▶ [Problem]: Go through the material below and report how many lines contain "React". Give only the number.

[Collected data]
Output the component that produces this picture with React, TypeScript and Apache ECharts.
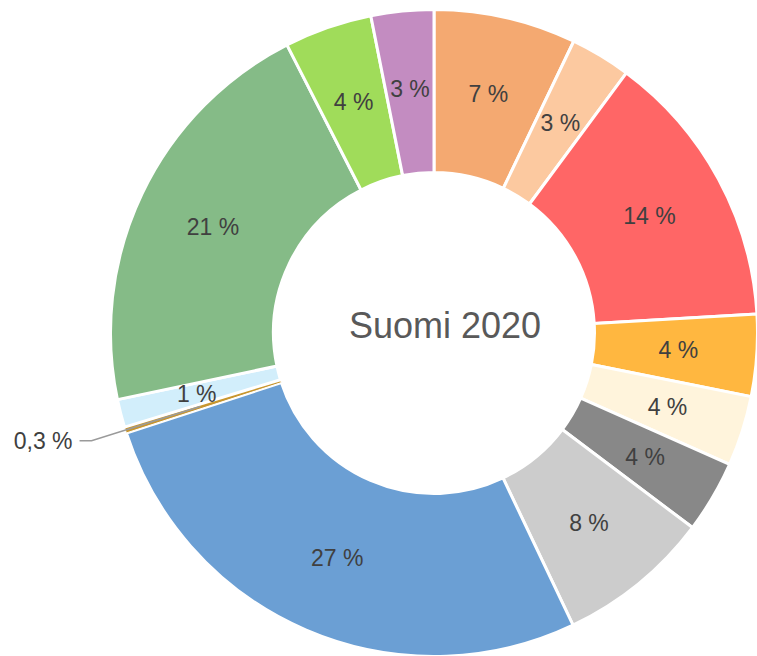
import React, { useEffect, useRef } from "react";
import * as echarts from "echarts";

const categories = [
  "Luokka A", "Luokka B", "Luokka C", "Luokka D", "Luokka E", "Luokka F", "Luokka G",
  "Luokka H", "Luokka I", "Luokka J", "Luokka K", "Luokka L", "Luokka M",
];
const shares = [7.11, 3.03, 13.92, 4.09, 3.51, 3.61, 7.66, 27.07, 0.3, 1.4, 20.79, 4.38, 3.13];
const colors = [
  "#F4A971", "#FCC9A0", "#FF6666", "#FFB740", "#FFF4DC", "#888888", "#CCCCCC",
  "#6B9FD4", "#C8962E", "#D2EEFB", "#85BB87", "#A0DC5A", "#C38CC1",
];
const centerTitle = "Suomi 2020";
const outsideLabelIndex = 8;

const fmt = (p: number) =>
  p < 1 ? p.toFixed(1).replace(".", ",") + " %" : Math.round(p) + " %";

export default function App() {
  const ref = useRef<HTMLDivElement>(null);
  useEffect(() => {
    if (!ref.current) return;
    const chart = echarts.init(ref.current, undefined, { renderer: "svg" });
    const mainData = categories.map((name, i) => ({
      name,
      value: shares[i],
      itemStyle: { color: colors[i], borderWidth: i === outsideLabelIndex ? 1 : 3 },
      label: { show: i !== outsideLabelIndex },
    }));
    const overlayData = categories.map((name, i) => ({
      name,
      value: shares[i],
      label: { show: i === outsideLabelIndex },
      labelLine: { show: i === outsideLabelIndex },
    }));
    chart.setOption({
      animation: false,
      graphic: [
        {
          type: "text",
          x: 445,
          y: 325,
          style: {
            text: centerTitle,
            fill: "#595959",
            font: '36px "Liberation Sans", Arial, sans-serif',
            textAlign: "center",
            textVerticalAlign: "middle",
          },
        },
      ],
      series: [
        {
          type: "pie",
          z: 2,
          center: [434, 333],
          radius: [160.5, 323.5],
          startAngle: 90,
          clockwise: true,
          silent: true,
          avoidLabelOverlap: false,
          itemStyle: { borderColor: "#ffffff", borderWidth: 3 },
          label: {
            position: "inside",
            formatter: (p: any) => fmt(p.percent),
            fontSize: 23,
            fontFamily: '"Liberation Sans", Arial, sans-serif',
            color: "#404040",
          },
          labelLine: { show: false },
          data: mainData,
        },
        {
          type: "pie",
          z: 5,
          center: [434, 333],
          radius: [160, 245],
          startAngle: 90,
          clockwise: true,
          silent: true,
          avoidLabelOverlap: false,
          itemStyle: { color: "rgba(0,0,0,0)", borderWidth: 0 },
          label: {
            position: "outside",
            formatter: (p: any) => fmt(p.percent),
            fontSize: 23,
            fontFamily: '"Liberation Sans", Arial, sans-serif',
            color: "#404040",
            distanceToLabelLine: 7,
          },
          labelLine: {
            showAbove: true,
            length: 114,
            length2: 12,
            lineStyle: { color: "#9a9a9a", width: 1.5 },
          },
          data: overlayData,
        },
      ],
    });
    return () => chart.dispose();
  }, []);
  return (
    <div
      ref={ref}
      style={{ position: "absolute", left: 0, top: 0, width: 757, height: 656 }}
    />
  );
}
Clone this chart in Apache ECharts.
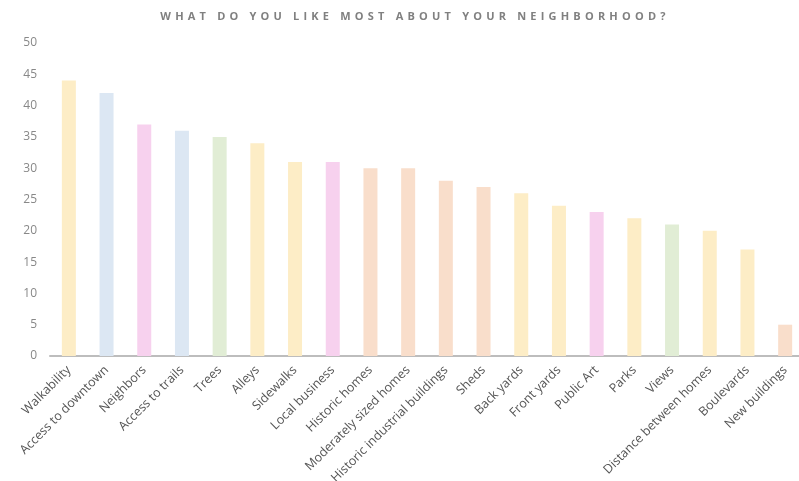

▶ [Result of this task]: 2